Governments may also offer protection to people fleeing specific crises or wars. A pioneering U.S. humanitarian parole program for Cubans, Haitians, Nicaraguans, and Venezuelans melds this effort with the private sponsorship model. The parole (for up to two years) is only available to migrants flying into the United States—which excludes those arriving at the U.S. land border—who have a U.S.-based supporter and pass background checks. Since the first phase began in October 2022, nearly 435,000 migrants have arrived in the United States through this program, making it one of the largest humanitarian admissions programs in modern U.S. history.

Safe Mobility Offices (SMOs), which were unveiled last year, further the idea of bringing processing closer to the migrant. Offices in Colombia, Costa Rica, Ecuador, and Guatemala allow people from South and Central America to apply for refugee resettlement or other visas to the United States and, in some cases, Canada and Spain (requirements differ by office). As of May, more than 21,000 people were approved to resettle in the United States via the SMOs, which are operated jointly by the International Organization for Migration (IOM) and the UN High Commissioner for Refugees (UNHCR).

New Processing Methods

The processing of individual protection claims is also evolving. A silver lining of the pandemic’s shock to global mobility is that it forced many government agencies further into the digital world. Remote interviews, chatbots, and other digital tools have taken root in many immigration and asylum systems, helping speed up processing and communication.

At the U.S.-Mexico border now, an asylum seeker’s most important tool may be a smartphone to access the CBP One app and schedule an appointment at a port of entry. Multiple countries, including at least 15 EU Member States, have carried out interviews with asylum claimants remotely, through a virtual platform such as Zoom or Skype.

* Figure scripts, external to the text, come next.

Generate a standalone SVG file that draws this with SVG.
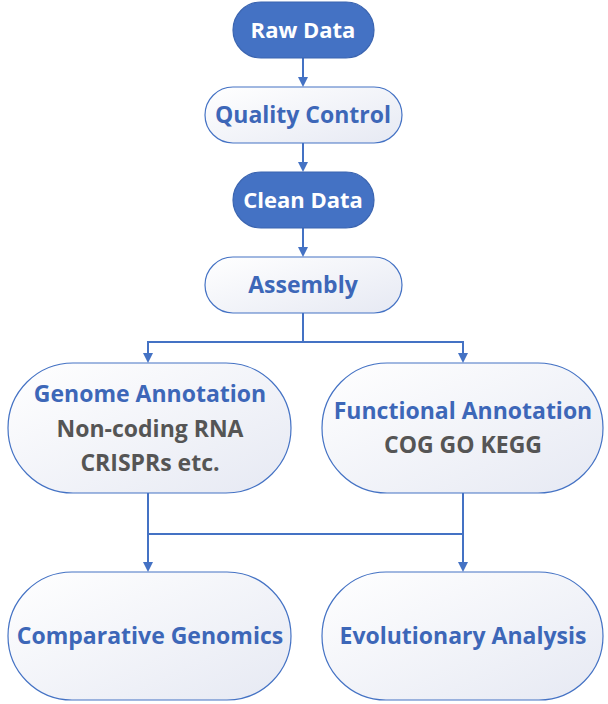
<svg xmlns="http://www.w3.org/2000/svg" width="608" height="704" viewBox="0 0 608 704">
<defs>
<linearGradient id="g" x1="0" y1="0" x2="1" y2="1"><stop offset="0" stop-color="#ffffff"/><stop offset="1" stop-color="#e6e9f3"/></linearGradient>
<marker id="a" markerWidth="10" markerHeight="10" refX="8" refY="5" orient="auto" markerUnits="userSpaceOnUse"><path d="M0,0 L10,5 L0,10 z" fill="#4472C4"/></marker>
<style>
.d{fill:#4472C4;stroke:#3a64b0;stroke-width:1.2}
.l{fill:url(#g);stroke:#4472C4;stroke-width:1.2}
text{font-family:"Open Sans","Liberation Sans",sans-serif;font-weight:bold;text-anchor:middle}
.w{fill:#fff;font-size:22px}
.b{fill:#3d67b8;font-size:23px}
.k{fill:#555;font-size:23px}
.c{fill:none;stroke:#4472C4;stroke-width:2}
</style>
</defs>
<g id="connectors">
<path class="c" d="M303,58 V85" marker-end="url(#a)"/>
<path class="c" d="M303,143 V170" marker-end="url(#a)"/>
<path class="c" d="M303,228 V255" marker-end="url(#a)"/>
<path class="c" d="M303,313 V342 H148 V361" marker-end="url(#a)"/>
<path class="c" d="M303,342 H463 V361" marker-end="url(#a)"/>
<path class="c" d="M148,493 V570" marker-end="url(#a)"/>
<path class="c" d="M463,493 V570" marker-end="url(#a)"/>
<path class="c" d="M148,534 H463"/>
</g>
<g id="raw"><rect class="d" x="233" y="2" width="141" height="56" rx="28"/><text class="w" x="303" y="38">Raw Data</text></g>
<g id="qc"><rect class="l" x="205" y="87" width="197" height="56" rx="28"/><text class="b" x="303" y="123">Quality Control</text></g>
<g id="clean"><rect class="d" x="233" y="172" width="141" height="56" rx="28"/><text class="w" x="303" y="208">Clean Data</text></g>
<g id="asm"><rect class="l" x="205" y="257" width="197" height="56" rx="28"/><text class="b" x="303" y="293">Assembly</text></g>
<g id="genome"><rect class="l" x="8" y="363" width="283" height="130" rx="65"/><text class="b" x="150" y="402">Genome Annotation</text><text class="k" x="150" y="437">Non-coding RNA</text><text class="k" x="150" y="471">CRISPRs etc.</text></g>
<g id="func"><rect class="l" x="322" y="363" width="281" height="130" rx="65"/><text class="b" x="463" y="419">Functional Annotation</text><text class="k" x="463" y="453">COG GO KEGG</text></g>
<g id="comp"><rect class="l" x="8" y="572" width="283" height="128" rx="64"/><text class="b" x="150" y="644">Comparative Genomics</text></g>
<g id="evo"><rect class="l" x="322" y="572" width="281" height="128" rx="64"/><text class="b" x="463" y="644">Evolutionary Analysis</text></g>
</svg>
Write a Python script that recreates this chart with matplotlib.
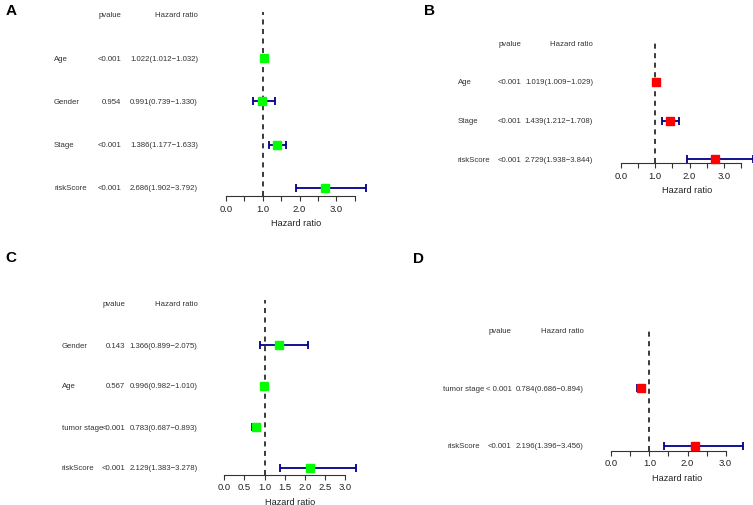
import numpy as np
import matplotlib
matplotlib.use("Agg")
import matplotlib.pyplot as plt
from matplotlib import transforms

plt.rcParams['font.family'] = ['Liberation Sans', 'DejaVu Sans']

W, H = 753, 506

# panel A
a_genes = ['Age', 'Gender', 'Stage', 'riskScore']
a_pval = ['<0.001', '0.954', '<0.001', '<0.001']
a_hr = [1.022, 0.991, 1.386, 2.686]
a_low = [1.012, 0.739, 1.177, 1.902]
a_high = [1.032, 1.330, 1.633, 3.792]

# panel B
b_genes = ['Age', 'Stage', 'riskScore']
b_pval = ['<0.001', '<0.001', '<0.001']
b_hr = [1.019, 1.439, 2.729]
b_low = [1.009, 1.212, 1.938]
b_high = [1.029, 1.708, 3.844]

# panel C
c_genes = ['Gender', 'Age', 'tumor stage', 'riskScore']
c_pval = ['0.143', '0.567', '<0.001', '<0.001']
c_hr = [1.366, 0.996, 0.783, 2.129]
c_low = [0.899, 0.982, 0.687, 1.383]
c_high = [2.075, 1.010, 0.893, 3.278]

# panel D
d_genes = ['tumor stage', 'riskScore']
d_pval = ['< 0.001', '<0.001']
d_hr = [0.784, 2.196]
d_low = [0.686, 1.396]
d_high = [0.894, 3.456]

fig = plt.figure(figsize=(W / 100, H / 100), dpi=100)
fig.patch.set_facecolor('white')


def fx(px):
    return px / W


def fy(py):
    return 1 - py / H


def forest(tag, genes, pvals, hr, low, high, box, L):
    n = len(genes)
    hr = np.array(hr)
    low = np.array(low)
    high = np.array(high)
    xmax = high.max()
    # y geometry in row units
    ybot = 1 - (L['ax_y'] - L['row1']) / L['step']
    ytop = n + 1 + (L['row1'] - n * L['step'] - L['top_y']) / L['step']
    left = fx(L['x0'])
    width = xmax * L['ppu'] / W
    bottom = fy(L['ax_y'])
    height = fy(L['top_y']) - bottom
    ax = fig.add_axes([left, bottom, width, height])
    ax.set_xlim(0, xmax)
    ax.set_ylim(ybot, ytop)
    ax.patch.set_alpha(0)

    ys = np.arange(n, 0, -1)
    ax.errorbar(hr, ys, xerr=[hr - low, high - hr], fmt='none',
                ecolor='#00008B', elinewidth=1.3, capsize=2.7,
                capthick=1.3, clip_on=False, zorder=2)
    ax.axvline(1, color='#3a3a3a', lw=1.4, ls=(0, (2.6, 2.3)), zorder=2.5)
    ax.plot(hr, ys, 's', color=box, ms=5.2, mec=box, zorder=3,
            clip_on=False)

    for s in ['top', 'left', 'right']:
        ax.spines[s].set_visible(False)
    ax.spines['bottom'].set_bounds(0, L['end'])
    ax.spines['bottom'].set_linewidth(0.8)
    ax.spines['bottom'].set_color('#333333')
    ticks = np.arange(0, L['end'] + 0.01, 0.5)
    ax.set_xticks(ticks)
    if L['half_labels']:
        ax.set_xticklabels(['%.1f' % t for t in ticks])
    else:
        ax.set_xticklabels(['%.1f' % t if t == int(t) else '' for t in ticks])
    ax.set_yticks([])
    ax.tick_params(axis='x', direction='out', length=3.6, width=0.8,
                   color='#333333', pad=2, labelsize=6.8, labelcolor='#222222')
    ax.set_xlabel('Hazard ratio', fontsize=6.6, labelpad=3.8, color='#222222')

    tr = transforms.blended_transform_factory(fig.transFigure, ax.transData)
    fs = 5.6
    col = '#333333'
    for y, g, p, h, lo, hi in zip(ys, genes, pvals, hr, low, high):
        ax.text(fx(L['lab_x']), y, g, transform=tr, ha=L['lab_ha'],
                va='center', fontsize=fs, color=col)
        ax.text(fx(L['p_x']), y, p, transform=tr, ha='right',
                va='center', fontsize=fs, color=col)
        ax.text(fx(L['hr_x']), y, '%.3f(%.3f\u2212%.3f)' % (h, lo, hi),
                transform=tr, ha='right', va='center', fontsize=fs, color=col)
    ax.text(fx(L['p_x']), n + 1, 'pvalue', transform=tr, ha='right',
            va='center', fontsize=fs, color=col)
    ax.text(fx(L['hr_x']), n + 1, 'Hazard ratio', transform=tr, ha='right',
            va='center', fontsize=fs, color=col)

    fig.text(fx(L['tag'][0]), fy(L['tag'][1]), tag, fontsize=11,
             fontweight='bold', ha='left', va='center')


forest('A', a_genes, a_pval, a_hr, a_low, a_high, '#00FF00',
       dict(tag=(6, 11), lab_x=54, lab_ha='left', p_x=121, hr_x=198,
            x0=226, ppu=36.8, row1=189, step=43.3, ax_y=197, top_y=12.7,
            end=3.5, half_labels=False))
forest('B', b_genes, b_pval, b_hr, b_low, b_high, '#FF0000',
       dict(tag=(424, 11), lab_x=458, lab_ha='left', p_x=521, hr_x=593,
            x0=620.7, ppu=34.4, row1=160, step=38.5, ax_y=164, top_y=43.5,
            end=3.5, half_labels=False))
forest('C', c_genes, c_pval, c_hr, c_low, c_high, '#00FF00',
       dict(tag=(5, 258), lab_x=61.7, lab_ha='left', p_x=125, hr_x=197.7,
            x0=224.3, ppu=40.2, row1=469, step=41, ax_y=475.7, top_y=301,
            end=3.0, half_labels=True))
forest('D', d_genes, d_pval, d_hr, d_low, d_high, '#FF0000',
       dict(tag=(413, 259), lab_x=463.7, lab_ha='center', p_x=511.7, hr_x=583.7,
            x0=611.3, ppu=38.1, row1=446.7, step=57.4, ax_y=451.7, top_y=331.3,
            end=3.0, half_labels=False))

fig.savefig('out.png', dpi=100, facecolor='white')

Border authorities have also embraced digital tools to prevent irregular migration, including of asylum seekers. But recent history is full of incidents in which supposedly neutral technologies further marginalize vulnerable people, such as by disadvantaging those with minimal technological experience or failing to acknowledge complex case nuances. Still, these efforts suggest that there are ways of improving the system from within.

Growing Pains

The bell is not going to be unrung. There is little reason to think that displacement will level off or decline, given increasingly complex crises globally and growing inequality. It seems likely that current displacement records will be eclipsed next year and the year after that.

The aged framework for international protection may be ailing, but it appears also to be pivoting. A new generation of policies is taking shape, potentially as flexible as the manifold crises to which they are responding. To be sure, the evolution is imperfect, and the risk is that many vulnerable people will be effectively shut out of international protection.

Still, it took decades for the world to coalesce around an initial set of post-war humanitarian protection standards, so it would be unreasonable to expect a Version 2.0 to develop overnight. Whether through new protections or more traditional ones by a different name, many of the major displacement crises of the day have been accompanied by a rush of novel ideas for protecting people in need.

The author thanks Emma Dorst and Susan Fratzke for their insights.